In the 8th grade I finished second in my
country county in wrestling (in the 99-pounds-and-under category). In the semi-final match, the referee neglected to invite me and my adversary to shake hands before the match began. He just signaled for the match to start. But since a handshake was the usual protocol, the other kid reached out to shake my hand. I grabbed his hand, performed a standard wrestling move (I don’t remember much of the jargon now), and took him to the ground. It was perfectly legal, and I was a total 99-pound asshole.
Recently, with much more than bragging rights on the line, WBC World Welterweight champion Floyd Mayweather did essentially the same thing. Here’s an account from Gordon Marino, a philosophy professor and boxing trainer, writing in the Huffington Post:
Boxing took a pounding on Friday night. The too-much-hyped championship contest between Floyd Mayweather and Victor Ortiz went down in pugilistic infamy at the end of the fourth round.

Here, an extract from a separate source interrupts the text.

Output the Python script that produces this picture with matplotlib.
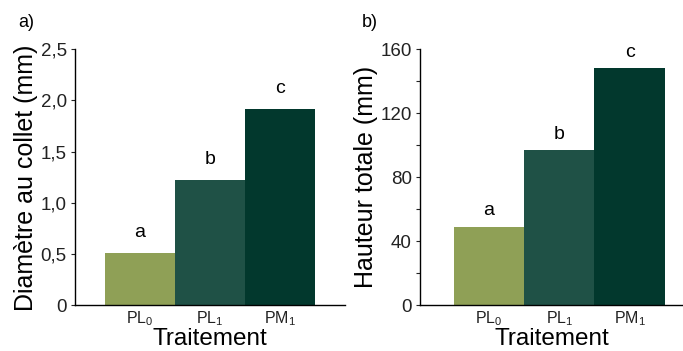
import matplotlib
matplotlib.use("Agg")
import matplotlib.pyplot as plt

plt.rcParams['font.family'] = ['Liberation Sans', 'DejaVu Sans']
plt.rcParams['mathtext.fontset'] = 'custom'
plt.rcParams['mathtext.rm'] = 'Liberation Sans'

# data
treatments = ["PL$_\\mathregular{0}$", "PL$_\\mathregular{1}$", "PM$_\\mathregular{1}$"]
diametre = [0.51, 1.22, 1.92]
hauteur = [49, 97, 148]
letters = ["a", "b", "c"]
colors = ["#8FA056", "#1F5146", "#02382D"]

fig = plt.figure(figsize=(6.83, 3.51), dpi=100)
ax1 = fig.add_axes([0.1098, 0.130, 0.395, 0.7296])
ax2 = fig.add_axes([0.615, 0.130, 0.385, 0.7296])

def style(ax):
    for s in ["top", "right"]:
        ax.spines[s].set_visible(False)
    ax.spines["left"].set_linewidth(1.0)
    ax.spines["bottom"].set_linewidth(1.0)
    ax.tick_params(axis="y", length=3, width=0.8, labelsize=13.5, pad=3, colors="#222222")
    ax.tick_params(axis="x", length=0, labelsize=11.5, pad=3, colors="#222222")
    ax.set_xlabel("Traitement", fontsize=17.5, labelpad=0)

x = [0, 1, 2]

# panel a
ax1.bar(x, diametre, width=1.0, color=colors)
ax1.set_xlim(-0.93, 2.93)
ax1.set_ylim(0, 2.5)
ax1.set_yticks([0, 0.5, 1.0, 1.5, 2.0, 2.5])
ax1.set_yticklabels(["0", "0,5", "1,0", "1,5", "2,0", "2,5"])
ax1.set_xticks(x)
ax1.set_xticklabels(treatments)
ax1.set_ylabel("Diamètre au collet (mm)", fontsize=18, labelpad=2)
for xi, v, l in zip(x, diametre, letters):
    ax1.text(xi, v + 0.2, l, ha="center", va="center", fontsize=14)
style(ax1)

# panel b
ax2.bar(x, hauteur, width=1.0, color=colors)
ax2.set_xlim(-0.98, 2.76)
ax2.set_ylim(0, 160)
ax2.set_yticks(range(0, 161, 20))
ax2.set_yticklabels([str(v) if v % 40 == 0 else "" for v in range(0, 161, 20)])
ax2.set_xticks(x)
ax2.set_xticklabels(treatments)
ax2.set_ylabel("Hauteur totale (mm)", fontsize=18, labelpad=2)
for xi, v, l in zip(x, hauteur, letters):
    ax2.text(xi, v + 10, l, ha="center", va="center", fontsize=14)
style(ax2)

fig.text(0.026, 0.935, "a)", fontsize=13, va="center")
fig.text(0.530, 0.935, "b)", fontsize=13, va="center")

fig.savefig("out.png", dpi=100)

With only seconds remaining in that stanza, Ortiz had “Money” Mayweather on the ropes and intentionally head-butted him. Referee Joe Cortez deducted a point. The embarrassed Ortiz literally kissed and hugged Mayweather to express his regret. Though Ortiz claims he did not hear him, Cortez instructed the boxers to resume the action and once again “Vicious Victor” went to touch gloves. Mayweather leaned forward as if to do the same and then turned over a left hook. In that instant, a shocked Ortiz made the mistake of turning his head to the ref in protest and just as he did, Mayweather hammered him with a booming right to the chin, turning the black lights on the young fighter and ending the contest.
Most of the crowd at the MGM booed in protest at the advantage that Mayweather had taken. Debates raged all over Las Vegas and I suppose throughout the nation. No one, including Ortiz, questioned the legality of Mayweather’s stealthy move. The new champion defended himself saying that he had been fouled and that fighters are endlessly told “protect yourself at all times.”
And so the standard question: What are the best examples of this kind of gamesmanship in other deliberately adversarial contexts like business, politics, law, war, etc.?
UPDATE: there was, not surprisingly, a LOT of chatter about this move by Mayweather. Consider, for example, this piece by a blogging pastor in the Huff Post entitled “Floyd Mayweather, Jr. and the Death of the Gentleman, Sportsmanship, and Class in American Society.”